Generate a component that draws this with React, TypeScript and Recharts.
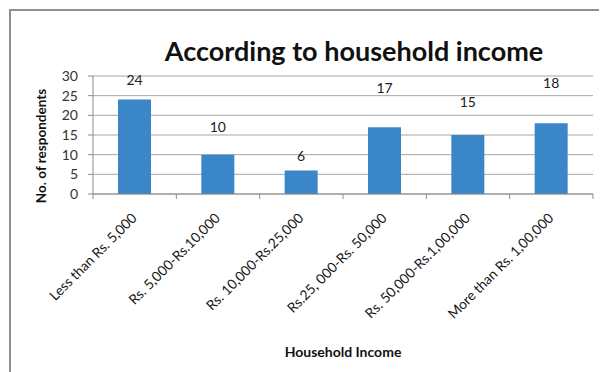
import { Bar, BarChart, CartesianGrid, LabelList, XAxis, YAxis } from 'recharts'

// Income brackets on the x axis
const categories = [
  'Less than Rs. 5,000',
  'Rs. 5,000-Rs.10,000',
  'Rs. 10,000-Rs.25,000',
  'Rs.25, 000-Rs. 50,000',
  'Rs. 50,000-Rs.1,00,000',
  'More than Rs. 1,00,000'
]

// Number of respondents per bracket
const respondents = [24, 10, 6, 17, 15, 18]

const yTicks = [0, 5, 10, 15, 20, 25, 30]

// how far each value label sits above its bar (the source places them by hand)
const labelLift = [20, 28, 15, 40, 34, 41]

const data = categories.map((name, i) => ({ name, value: respondents[i] }))

const FONT = 'Lato, "Open Sans", sans-serif'
const PLOT_WIDTH = 500
const BAND = PLOT_WIDTH / categories.length

const IncomeTick = (props: any) => {
  const { x, y, payload, index } = props
  const half = BAND / 2
  return (
    <g>
      <line x1={x - half} y1={y} x2={x - half} y2={y + 5} stroke="#8c8c8c" />
      {index === categories.length - 1 && (
        <line x1={x + half} y1={y} x2={x + half} y2={y + 5} stroke="#8c8c8c" />
      )}
      <text
        transform={`translate(${x + 3}, ${y + 25}) rotate(-45)`}
        textAnchor="end"
        fontSize={13.8}
        fontFamily={FONT}
        fill="#151515"
      >
        {payload.value}
      </text>
    </g>
  )
}

const ValueLabel = (props: any) => {
  const { x, y, width, value, index } = props
  return (
    <text
      x={x + width / 2}
      y={y - labelLift[index]}
      textAnchor="middle"
      dominantBaseline="central"
      fontSize={14}
      fontFamily={FONT}
      fill="#222"
    >
      {value}
    </text>
  )
}

const YTitle = (props: any) => {
  const { viewBox } = props
  const cx = viewBox.x + viewBox.width / 2 - 9.5
  const cy = viewBox.y + viewBox.height / 2 + 11
  return (
    <text
      transform={`translate(${cx}, ${cy}) rotate(-90)`}
      textAnchor="middle"
      dominantBaseline="central"
      fontSize={13.5}
      fontWeight={700}
      fontFamily={FONT}
      fill="#111"
    >
      No. of respondents
    </text>
  )
}

export default function App() {
  return (
    <div style={{ position: 'relative', width: 599, height: 364, overflow: 'hidden', background: '#fff' }}>
      <div
        style={{
          position: 'absolute',
          left: 1,
          top: 1,
          width: 700,
          height: 500,
          border: '2px solid #8f8f8f'
        }}
      />
      <div
        style={{
          position: 'absolute',
          left: 146,
          top: 27,
          width: 400,
          textAlign: 'center',
          fontFamily: FONT,
          fontWeight: 700,
          fontSize: 27,
          lineHeight: '32px',
          color: '#111'
        }}
      >
        According to household income
      </div>
      <div style={{ position: 'absolute', left: 0, top: 0 }}>
        <BarChart
          width={599}
          height={364}
          data={data}
          margin={{ top: 68, right: 14, left: 0, bottom: 0 }}
        >
          <CartesianGrid vertical={false} stroke="#a6a6a6" />
          <XAxis
            dataKey="name"
            interval={0}
            height={178}
            tickLine={false}
            tickSize={0}
            tickMargin={0}
            axisLine={{ stroke: '#8c8c8c' }}
            tick={<IncomeTick />}
            label={{
              value: 'Household Income',
              position: 'insideBottom',
              offset: 15,
              fontSize: 14,
              fontWeight: 700,
              fontFamily: FONT,
              fill: '#111'
            }}
          />
          <YAxis
            width={85}
            domain={[0, 30]}
            ticks={yTicks}
            interval={0}
            tickSize={5}
            tickMargin={10}
            tickLine={{ stroke: '#8c8c8c' }}
            axisLine={{ stroke: '#8c8c8c' }}
            tick={{ fontSize: 14, fontFamily: FONT, fill: '#333' }}
            label={<YTitle />}
          />
          <Bar dataKey="value" fill="#3b86c8" barSize={33} isAnimationActive={false}>
            <LabelList dataKey="value" content={<ValueLabel />} />
          </Bar>
        </BarChart>
      </div>
    </div>
  )
}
============================================================
● **TASK TO COMPLETE**: Reproduce the material above from its first line through the line containing "const yTicks = [0, 5, 10, 15, 20, 25, 30]", both ends included, and skip every picture.

● **OUTPUT BELOW**:
Generate a component that draws this with React, TypeScript and Recharts.
import { Bar, BarChart, CartesianGrid, LabelList, XAxis, YAxis } from 'recharts'

// Income brackets on the x axis
const categories = [
  'Less than Rs. 5,000',
  'Rs. 5,000-Rs.10,000',
  'Rs. 10,000-Rs.25,000',
  'Rs.25, 000-Rs. 50,000',
  'Rs. 50,000-Rs.1,00,000',
  'More than Rs. 1,00,000'
]

// Number of respondents per bracket
const respondents = [24, 10, 6, 17, 15, 18]

const yTicks = [0, 5, 10, 15, 20, 25, 30]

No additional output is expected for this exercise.